(Code that draws figures)
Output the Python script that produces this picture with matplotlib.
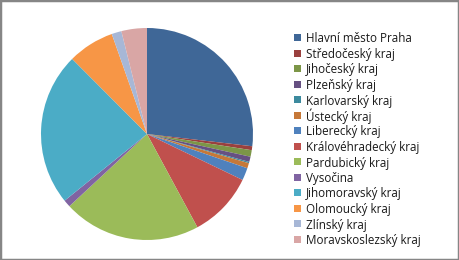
import matplotlib
matplotlib.use("Agg")
import matplotlib.pyplot as plt
from matplotlib.patches import Rectangle

REGIONS = [
    "Hlavní město Praha",
    "Středočeský kraj",
    "Jihočeský kraj",
    "Plzeňský kraj",
    "Karlovarský kraj",
    "Ústecký kraj",
    "Liberecký kraj",
    "Královéhradecký kraj",
    "Pardubický kraj",
    "Vysočina",
    "Jihomoravský kraj",
    "Olomoucký kraj",
    "Zlínský kraj",
    "Moravskoslezský kraj",
]
SHARES = [26.9, 0.6, 1.0, 0.8, 0.2, 0.8, 1.9, 10.0, 21.0, 1.1, 23.4, 7.1, 1.5, 3.9]
COLORS = [
    "#3F6797", "#9A403E", "#7C9647", "#665082", "#3C8A9E", "#C67838",
    "#4F81BD", "#C0504D", "#9BBB59", "#8064A2", "#4BACC6", "#F79646",
    "#A7B7D6", "#D9A6A5",
]

plt.rcParams["font.family"] = ["Open Sans", "DejaVu Sans"]

W, H = 459, 260
fig = plt.figure(figsize=(W / 100, H / 100), dpi=100)

cx, cy, r = 147, 134, 106
ax = fig.add_axes([(cx - r) / W, (H - cy - r) / H, 2 * r / W, 2 * r / H])
ax.pie(SHARES, colors=COLORS, startangle=90, counterclock=False,
       wedgeprops=dict(linewidth=0))
ax.set_xlim(-1, 1)
ax.set_ylim(-1, 1)

# legend, laid out by hand in pixels
top, step, box = 37.5, 15.5, 7
for i, (name, col) in enumerate(zip(REGIONS, COLORS)):
    yc = top + i * step
    fig.patches.append(Rectangle((294 / W, (H - yc - box / 2) / H), box / W, box / H,
                                 transform=fig.transFigure, facecolor=col, edgecolor="none"))
    fig.text(305.5 / W, (H - yc) / H, name, fontsize=8.4, va="center_baseline", ha="left",
             color="#1a1a1a")

fig.patches.append(Rectangle((0, 0), 1, 1, transform=fig.transFigure, fill=False,
                             edgecolor="#868686", linewidth=2.5))

fig.savefig("out.png", dpi=100)
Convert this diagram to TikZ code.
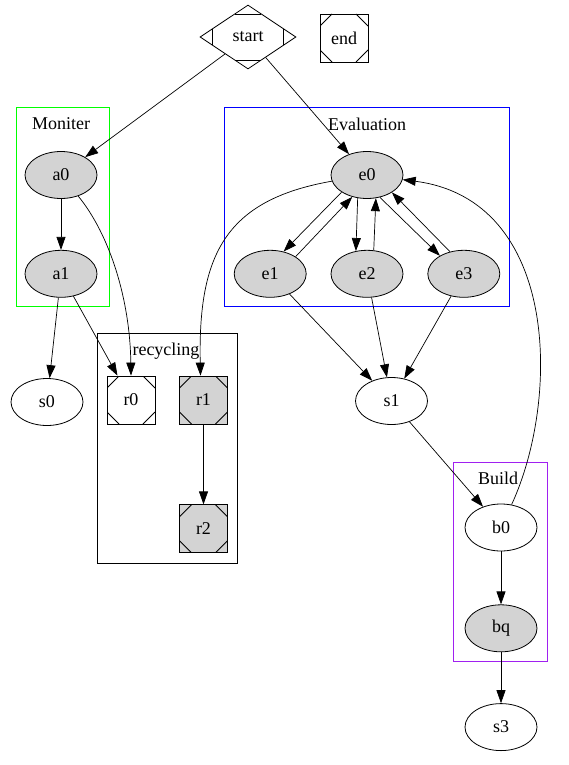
\documentclass[tikz,border=0pt]{standalone}
\usepackage{fontspec}
\setmainfont{Liberation Serif}
\usetikzlibrary{positioning,arrows.meta,shapes.geometric,calc}
\definecolor{nodegray}{HTML}{D3D3D3}
\definecolor{monigreen}{HTML}{00FF00}
\definecolor{evalblue}{HTML}{0000FF}
\definecolor{buildpurple}{HTML}{A020F0}

\begin{document}
\begin{tikzpicture}[x=1pt,y=-1pt,
  font=\fontsize{18}{20}\selectfont,
  stnode/.style={draw,ellipse,minimum width=72pt,minimum height=47pt,inner sep=0pt,line width=0.8pt},
  grnode/.style={stnode,fill=nodegray},
  msq/.style={draw,rectangle,minimum size=48pt,inner sep=0pt,line width=0.8pt,
    path picture={
      \draw ([yshift=-12pt]path picture bounding box.north west) -- ([xshift=12pt]path picture bounding box.north west);
      \draw ([yshift=-12pt]path picture bounding box.north east) -- ([xshift=-12pt]path picture bounding box.north east);
      \draw ([yshift=12pt]path picture bounding box.south west) -- ([xshift=12pt]path picture bounding box.south west);
      \draw ([yshift=12pt]path picture bounding box.south east) -- ([xshift=-12pt]path picture bounding box.south east);
    }},
  mdia/.style={draw,diamond,minimum width=96pt,minimum height=64pt,inner sep=0pt,line width=0.8pt,
    path picture={
      \coordinate (pw) at (path picture bounding box.west);
      \coordinate (pe) at (path picture bounding box.east);
      \coordinate (pn) at (path picture bounding box.north);
      \coordinate (ps) at (path picture bounding box.south);
      \draw ($(pw)!.25!(pn)$) -- ($(pw)!.25!(ps)$);
      \draw ($(pe)!.25!(pn)$) -- ($(pe)!.25!(ps)$);
      \draw ($(pn)!.28!(pw)$) -- ($(pn)!.28!(pe)$);
      \draw ($(ps)!.28!(pw)$) -- ($(ps)!.28!(pe)$);
    }},
  clus/.style={line width=0.8pt},
  arr/.style={-{Triangle[length=13pt,width=9pt]},line width=0.7pt}
]
  \useasboundingbox (0,0) rectangle (569,765);

  % clusters
  \draw[clus,monigreen] (16,107) rectangle (109,306);
  \draw[clus,evalblue] (224,107) rectangle (509,306);
  \draw[clus] (97,333) rectangle (237,563);
  \draw[clus,buildpurple] (453,462) rectangle (547,661);
  \node (lmon) at (61,124) {Moniter};
  \node (leval) at (367,124) {Evaluation};
  \node (lrec) at (166,351) {recycling};
  \node (lbuild) at (498,478) {Build};

  \node[mdia] (start) at (248,37) {start};
  \node[msq] (end) at (344,38) {end};

  \node[grnode] (a0) at (61,175) {a0};
  \node[grnode,below=51pt of a0] (a1) {a1};
  \node[stnode] (s0) at (47,402) {s0};

  \node[msq] (r0) at (131,400) {r0};
  \node[msq,fill=nodegray] (r1) at (203.5,400) {r1};
  \node[msq,fill=nodegray,below=80pt of r1] (r2) {r2};

  \node[grnode] (e0) at (367,175) {e0};
  \node[grnode,below=51pt of e0] (e2) {e2};
  \node[grnode,left=24pt of e2] (e1) {e1};
  \node[grnode,right=24pt of e2] (e3) {e3};
  \node[stnode] (s1) at (391.5,401) {s1};

  \node[stnode] (b0) at (501,527.5) {b0};
  \node[grnode,below=53pt of b0] (bq) {bq};
  \node[stnode,below=51pt of bq] (s3) {s3};

  \draw[arr] (start)--(a0);
  \draw[arr] (start)--(e0);
  \draw[arr] (a0)--(a1);
  \draw[arr] (a0) .. controls (110,235) and (130,300) .. (r0.north);
  \draw[arr] (a1)--(s0);
  \draw[arr] (a1)--(r0);
  \draw[arr] (r1)--(r2);
  \draw[arr] (e0) .. controls (225,200) and (198,255) .. ([xshift=-3pt]r1.north);
  \draw[arr] (e0.214)--(e1.59);
  \draw[arr] (e1.34)--(e0.236);
  \draw[arr] (e0.248)--(e2.116);
  \draw[arr] (e2.74)--(e0.291);
  \draw[arr] (e0.300)--(e3.143);
  \draw[arr] (e3.122)--(e0.325);
  \draw[arr] (e1)--(s1);
  \draw[arr] (e2)--(s1);
  \draw[arr] (e3)--(s1);
  \draw[arr] (s1)--(b0);
  \draw[arr] (b0) .. controls (560,400) and (560,200) .. (e0);
  \draw[arr] (b0)--(bq);
  \draw[arr] (bq)--(s3);
\end{tikzpicture}
\end{document}
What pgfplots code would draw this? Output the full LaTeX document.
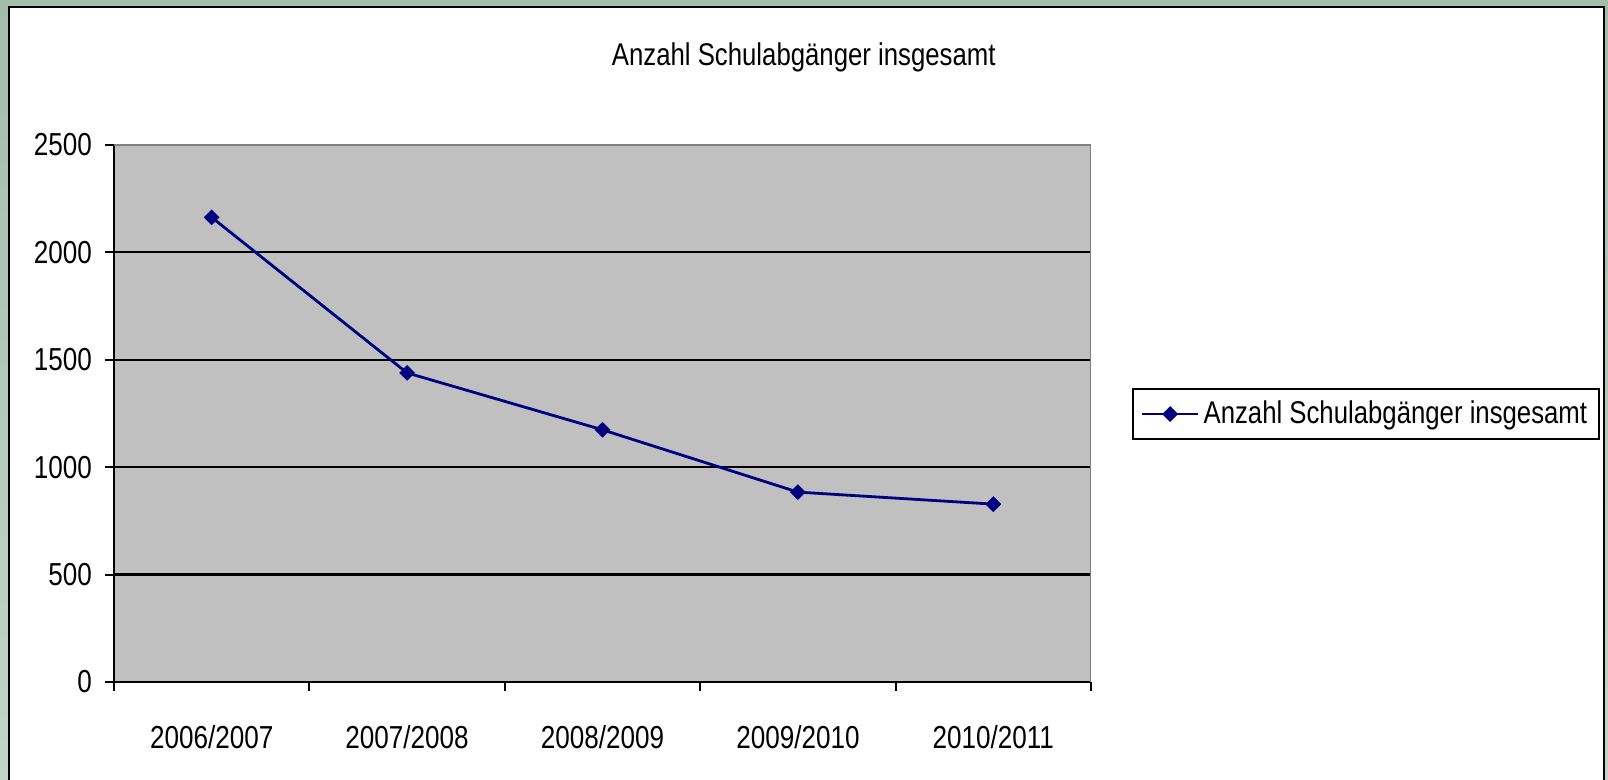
\documentclass[border=0pt]{standalone}
\usepackage{fontspec}
\setmainfont{Liberation Sans}[FakeStretch=0.82]
\usepackage{pgfplots}
\pgfplotsset{compat=1.18}
\definecolor{frameA}{HTML}{A3BDAA}
\definecolor{frameB}{HTML}{C2D5C8}
\definecolor{plotbg}{HTML}{C0C0C0}
\definecolor{navy}{HTML}{000080}
\definecolor{bordergray}{HTML}{808080}
\begin{document}
\begin{tikzpicture}
\clip (0pt,0pt) rectangle (804pt,390pt);
\useasboundingbox (0pt,0pt) rectangle (804pt,390pt);
\shade[top color=frameA, bottom color=frameB] (0pt,0pt) rectangle (804pt,390pt);
\draw[fill=white, draw=black, line width=1.4pt] (4.5pt,-10pt) rectangle (802pt,386.5pt);
\begin{axis}[
  at={(57pt,49pt)}, anchor=south west,
  scale only axis, width=488.5pt, height=268.5pt,
  xmin=-0.5, xmax=4.5, ymin=0, ymax=2500,
  xtick={0,1,2,3,4},
  xticklabels={2006/2007,2007/2008,2008/2009,2009/2010,2010/2011},
  minor xtick={-0.5,0.5,1.5,2.5,3.5,4.5},
  ytick={0,500,1000,1500,2000,2500},
  axis x line*=bottom, axis y line*=left,
  axis line style={black, line width=1.1pt, -},
  tick align=outside,
  major tick length=4.5pt, minor tick length=4.5pt,
  major x tick style={draw=none},
  minor x tick style={black, line width=1pt},
  y tick style={black, line width=1pt},
  ymajorgrids, major grid style={black, line width=1.1pt},
  axis background/.style={fill=plotbg},
  /pgf/number format/assume math mode=true,
  /pgf/number format/1000 sep={},
  ticklabel style={font=\fontsize{15.9}{18}\selectfont},
  xticklabel style={yshift=-13.5pt},
  yticklabel style={xshift=-3pt},
  title={Anzahl Schulabgänger insgesamt},
  title style={at={(rel axis cs:0.706,1.14)}, anchor=center, font=\fontsize{15.7}{18}\selectfont},
  legend style={at={(rel axis cs:1.042,0.499)}, anchor=west, draw=black, line width=0.75pt,
    font=\fontsize{15.7}{18}\selectfont, inner xsep=4pt, inner ysep=4pt},
  legend image code/.code={\draw[mark repeat=2, mark phase=2] plot coordinates {(0pt,0pt) (14pt,0pt) (28pt,0pt)};},
]
\addplot[navy, line width=1.4pt, mark=square*, mark size=2.5pt, mark options={rotate=45, fill=navy, draw=navy, line width=0.6pt}]
  coordinates {(0,2163) (1,1439) (2,1174) (3,884) (4,828)};
\addlegendentry{Anzahl Schulabgänger insgesamt}
\draw[bordergray, line width=1.1pt] (rel axis cs:0,1) -- (rel axis cs:1,1) -- (rel axis cs:1,0);
\end{axis}
\end{tikzpicture}
\end{document}
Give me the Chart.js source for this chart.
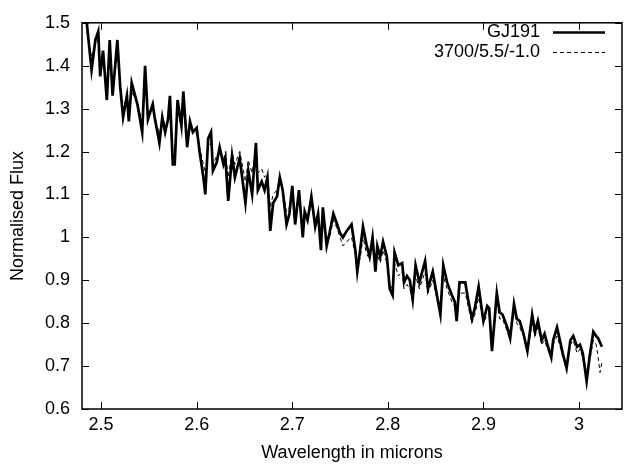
<!DOCTYPE html>
<html>
<head>
<meta charset="utf-8">
<script src="https://cdn.jsdelivr.net/npm/chart.js@4/dist/chart.umd.min.js"></script>
<style>
  body { margin: 0; background: #fff; }
  #wrap { width: 627px; height: 466px; }
</style>
</head>
<body>
<div id="wrap"><canvas id="myChart"></canvas></div>
<script>
// wavelength in microns
const wavelength = [
  2.485, 2.490, 2.494, 2.497, 2.499, 2.502, 2.506, 2.509, 2.512, 2.517,
  2.520, 2.523, 2.527, 2.529, 2.532, 2.538, 2.543, 2.546, 2.549, 2.554,
  2.556, 2.561, 2.564, 2.567, 2.570, 2.572, 2.575, 2.577, 2.580, 2.584,
  2.586, 2.590, 2.593, 2.596, 2.600, 2.603, 2.607, 2.609, 2.612, 2.615,
  2.617, 2.621, 2.624, 2.628, 2.630, 2.633, 2.637, 2.640, 2.645, 2.651,
  2.654, 2.658, 2.662, 2.664, 2.668, 2.671, 2.674, 2.677, 2.680, 2.684,
  2.687, 2.690, 2.694, 2.697, 2.700, 2.703, 2.707, 2.711, 2.713, 2.716,
  2.720, 2.724, 2.727, 2.730, 2.732, 2.736, 2.739, 2.743, 2.747, 2.750,
  2.753, 2.757, 2.762, 2.766, 2.768, 2.771, 2.774, 2.778, 2.781, 2.784,
  2.787, 2.789, 2.792, 2.795, 2.799, 2.802, 2.805, 2.807, 2.811, 2.815,
  2.817, 2.820, 2.823, 2.826, 2.829, 2.833, 2.839, 2.842, 2.847, 2.851,
  2.855, 2.858, 2.862, 2.867, 2.870, 2.872, 2.875, 2.881, 2.884, 2.888,
  2.891, 2.895, 2.900, 2.904, 2.906, 2.909, 2.914, 2.917, 2.920, 2.925,
  2.928, 2.932, 2.935, 2.938, 2.942, 2.946, 2.951, 2.954, 2.957, 2.961,
  2.964, 2.967, 2.971, 2.973, 2.977, 2.981, 2.983, 2.987, 2.991, 2.994,
  2.998, 3.001, 3.004, 3.008, 3.011, 3.015, 3.018, 3.020, 3.022, 3.024
]

// observed spectrum
const gj191 = [
  1.50, 1.39, 1.46, 1.48, 1.375, 1.435, 1.32, 1.46, 1.33, 1.46,
  1.35, 1.28, 1.33, 1.27, 1.36, 1.31, 1.245, 1.40, 1.275, 1.31,
  1.28, 1.22, 1.28, 1.245, 1.275, 1.33, 1.17, 1.17, 1.32, 1.26,
  1.34, 1.21, 1.27, 1.245, 1.255, 1.20, 1.14, 1.10, 1.23, 1.245,
  1.155, 1.175, 1.21, 1.17, 1.185, 1.085, 1.19, 1.14, 1.185, 1.08,
  1.155, 1.10, 1.22, 1.11, 1.13, 1.11, 1.14, 1.015, 1.08, 1.095,
  1.14, 1.11, 1.03, 1.055, 1.12, 1.03, 1.11, 1.00, 1.06, 1.04,
  1.095, 1.025, 1.055, 0.97, 1.07, 0.98, 1.01, 1.055, 1.03, 1.01,
  1.00, 1.015, 1.03, 0.97, 0.92, 0.97, 1.025, 0.98, 0.955, 1.00,
  0.92, 0.98, 0.955, 0.99, 0.955, 0.88, 0.865, 0.965, 0.935, 0.94,
  0.895, 0.91, 0.90, 0.855, 0.935, 0.895, 0.945, 0.88, 0.92, 0.87,
  0.82, 0.935, 0.895, 0.865, 0.85, 0.805, 0.895, 0.895, 0.855, 0.81,
  0.835, 0.885, 0.805, 0.84, 0.835, 0.735, 0.87, 0.825, 0.82, 0.79,
  0.765, 0.845, 0.81, 0.805, 0.775, 0.735, 0.82, 0.78, 0.805, 0.76,
  0.775, 0.75, 0.72, 0.76, 0.79, 0.75, 0.73, 0.695, 0.76, 0.77,
  0.745, 0.75, 0.73, 0.665, 0.72, 0.78, 0.77, 0.765, 0.755, 0.745
]

// model 3700/5.5/-1.0
const model = [
  1.48, 1.42, 1.45, 1.46, 1.40, 1.42, 1.34, 1.42, 1.35, 1.42,
  1.36, 1.30, 1.33, 1.29, 1.34, 1.31, 1.27, 1.36, 1.29, 1.31,
  1.28, 1.24, 1.28, 1.26, 1.27, 1.30, 1.20, 1.21, 1.29, 1.26,
  1.30, 1.23, 1.26, 1.25, 1.24, 1.21, 1.17, 1.15, 1.21, 1.22,
  1.17, 1.19, 1.20, 1.18, 1.20, 1.14, 1.20, 1.17, 1.20, 1.13,
  1.18, 1.15, 1.21, 1.15, 1.16, 1.14, 1.15, 1.07, 1.10, 1.11,
  1.14, 1.11, 1.06, 1.07, 1.11, 1.05, 1.09, 1.02, 1.06, 1.04,
  1.08, 1.03, 1.05, 0.99, 1.05, 0.99, 1.00, 1.04, 1.02, 1.00,
  0.98, 0.99, 1.00, 0.96, 0.94, 0.95, 1.00, 0.96, 0.95, 0.98,
  0.93, 0.96, 0.94, 0.97, 0.94, 0.89, 0.88, 0.94, 0.91, 0.92,
  0.88, 0.89, 0.88, 0.85, 0.91, 0.88, 0.92, 0.87, 0.90, 0.86,
  0.82, 0.91, 0.88, 0.85, 0.84, 0.81, 0.87, 0.87, 0.84, 0.80,
  0.82, 0.86, 0.80, 0.82, 0.82, 0.74, 0.85, 0.81, 0.81, 0.78,
  0.76, 0.83, 0.80, 0.79, 0.77, 0.73, 0.80, 0.77, 0.79, 0.75,
  0.76, 0.74, 0.72, 0.75, 0.77, 0.74, 0.72, 0.70, 0.75, 0.76,
  0.73, 0.74, 0.72, 0.67, 0.71, 0.76, 0.75, 0.72, 0.685, 0.71
]

const xTicks = [2.5, 2.6, 2.7, 2.8, 2.9, 3.0]
const yTicks = [0.6, 0.7, 0.8, 0.9, 1.0, 1.1, 1.2, 1.3, 1.4, 1.5]

const FONT = 'Liberation Sans, Arial, Helvetica, sans-serif'
const FSIZE = 18

function toPoints(ys) {
  return wavelength.map((w, i) => ({ x: w, y: ys[i] }))
}

function fmt(v) {
  return String(+v.toFixed(2))
}

// gnuplot style frame: border plus inward ticks on all four sides
const framePlugin = {
  id: 'frame',
  afterDraw(chart) {
    const { ctx, chartArea: a, scales } = chart
    const len = 7
    ctx.save()
    ctx.strokeStyle = '#000'
    ctx.lineWidth = 1.5
    ctx.strokeRect(a.left, a.top, a.right - a.left, a.bottom - a.top)
    ctx.lineWidth = 1
    ctx.beginPath()
    xTicks.forEach(t => {
      const px = Math.round(scales.x.getPixelForValue(t)) + 0.5
      ctx.moveTo(px, a.bottom); ctx.lineTo(px, a.bottom - len)
      ctx.moveTo(px, a.top); ctx.lineTo(px, a.top + len)
    })
    yTicks.forEach(t => {
      const py = Math.round(scales.y.getPixelForValue(t)) + 0.5
      ctx.moveTo(a.left, py); ctx.lineTo(a.left + len, py)
      ctx.moveTo(a.right, py); ctx.lineTo(a.right - len, py)
    })
    ctx.stroke()
    ctx.restore()
  }
}

// legend drawn like gnuplot: label right aligned, sample line to the right
const keyPlugin = {
  id: 'key',
  afterDraw(chart) {
    const ctx = chart.ctx
    const textRight = 540
    const lineL = 553, lineR = 605
    ctx.save()
    ctx.font = FSIZE + 'px ' + FONT
    ctx.fillStyle = '#000'
    ctx.textAlign = 'right'
    ctx.textBaseline = 'middle'
    chart.data.datasets.forEach((ds, i) => {
      const y = 32 + i * 20
      ctx.fillText(ds.label, textRight, y)
      ctx.beginPath()
      ctx.lineWidth = ds.borderWidth
      ctx.setLineDash(ds.borderDash || [])
      ctx.moveTo(lineL, y + 0.5)
      ctx.lineTo(lineR, y + 0.5)
      ctx.stroke()
    })
    ctx.restore()
  }
}

const chart = new Chart(document.getElementById('myChart'), {
  type: 'line',
  data: {
    datasets: [
      {
        label: 'GJ191',
        data: toPoints(gj191),
        borderColor: '#000',
        borderWidth: 2.7,
        pointRadius: 0,
        tension: 0
      },
      {
        label: '3700/5.5/-1.0',
        data: toPoints(model),
        borderColor: '#000',
        borderWidth: 1,
        borderDash: [4, 3],
        pointRadius: 0,
        tension: 0
      }
    ]
  },
  options: {
    responsive: true,
    maintainAspectRatio: false,
    animation: false,
    layout: { padding: { top: 15, right: 5, left: 0, bottom: 0 } },
    plugins: {
      legend: { display: false },
      tooltip: { enabled: false }
    },
    scales: {
      x: {
        type: 'linear',
        min: 2.48,
        max: 3.045,
        grid: { display: false, drawTicks: false },
        border: { display: false },
        afterFit: s => { s.height = 57 },
        afterBuildTicks: s => { s.ticks = xTicks.map(v => ({ value: v })) },
        ticks: {
          padding: 5,
          color: '#000',
          font: { family: FONT, size: FSIZE },
          callback: v => fmt(v)
        },
        title: {
          display: true,
          text: 'Wavelength in microns',
          color: '#000',
          font: { family: FONT, size: FSIZE },
          padding: { top: 0, bottom: 2 }
        }
      },
      y: {
        min: 0.6,
        max: 1.5,
        grid: { display: false, drawTicks: false },
        border: { display: false },
        afterFit: s => { s.width = 82 },
        afterBuildTicks: s => { s.ticks = yTicks.map(v => ({ value: v })) },
        ticks: {
          padding: 12,
          color: '#000',
          font: { family: FONT, size: FSIZE },
          callback: v => fmt(v)
        },
        title: {
          display: true,
          text: 'Normalised Flux',
          color: '#000',
          font: { family: FONT, size: FSIZE },
          padding: { top: 7, bottom: 0 }
        }
      }
    }
  },
  plugins: [framePlugin, keyPlugin]
})
</script>
</body>
</html>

▶ _STATED EXERCISE_:
From the first line of the material down to the line containing "from matplotlib.patches import Rectangle", inclusive, return each line exactly, skipping any picture.

▶ _WRITTEN RESPONSE_:
Output the Python script that produces this picture with matplotlib.
import matplotlib
matplotlib.use("Agg")
import matplotlib.pyplot as plt
from matplotlib.patches import Rectangle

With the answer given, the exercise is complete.